B come Brasile, BRIC e Business. Il mercato brasiliano cresce a gonfie vele e può compensare gli asfittici consumi europei diventando un obiettivo importante per l’export dell’agroalimentare. Basta aprire gli occhi e guardare alle proiezioni dell’ABIA (Associação Brasileira das Indústrias da Alimentação). Il consumo pro-capite di prodotti alimentari in Brasile aumenterà del 46% (in termini nominali e in real) nel prossimo lustro.
Nel 2011, le vendite complessive di alimenti sono aumentate del 7,1% (al netto dell’inflazione) e le esportazioni hanno superato i 32 miliardi di euro (44 in dollari USA). Aumentati altresì i consumi interni, con il primato dei prodotti a base di carne (21% del totale), seguiti da zucchero (11%), caffè, tè e cereali (11%), e infine i prodotti lattiero-caseari (10%).

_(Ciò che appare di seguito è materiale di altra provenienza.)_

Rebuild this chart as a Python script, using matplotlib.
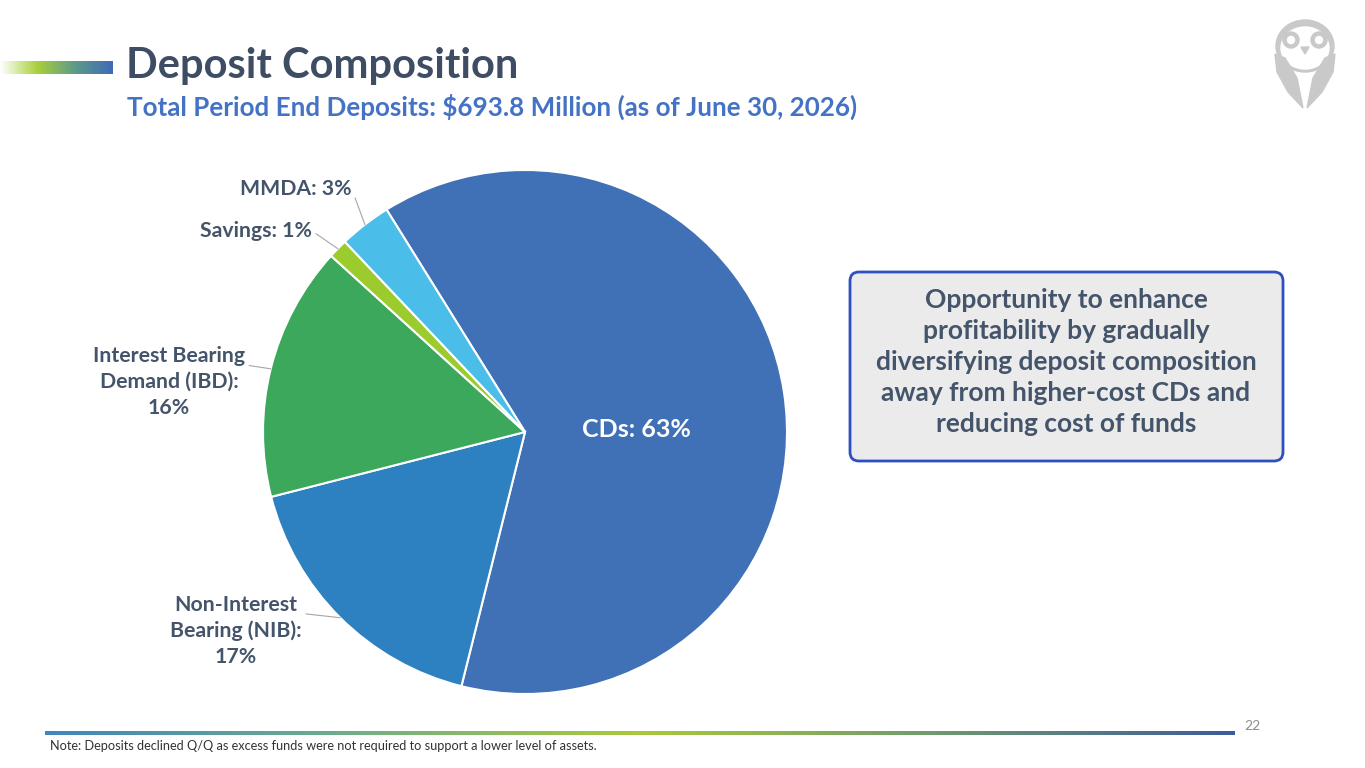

Questa crescita corrisponde a un incremento della capacità di spesa di un largo strato di popolazione, la cosiddetta classe media, sempre più propensa all’acquisto di prodotti ‘premium’ e di qualità.
Il margine di crescita per l’export agroalimentare è, sulla carta, enorme. Il Brasile detiene una delle quote di export più rilevanti verso l’UE, eppure Europa e l’Italia esportano pochi prodotti agroalimentari in Brasile, rispettivamente il 3,6% e il 4%.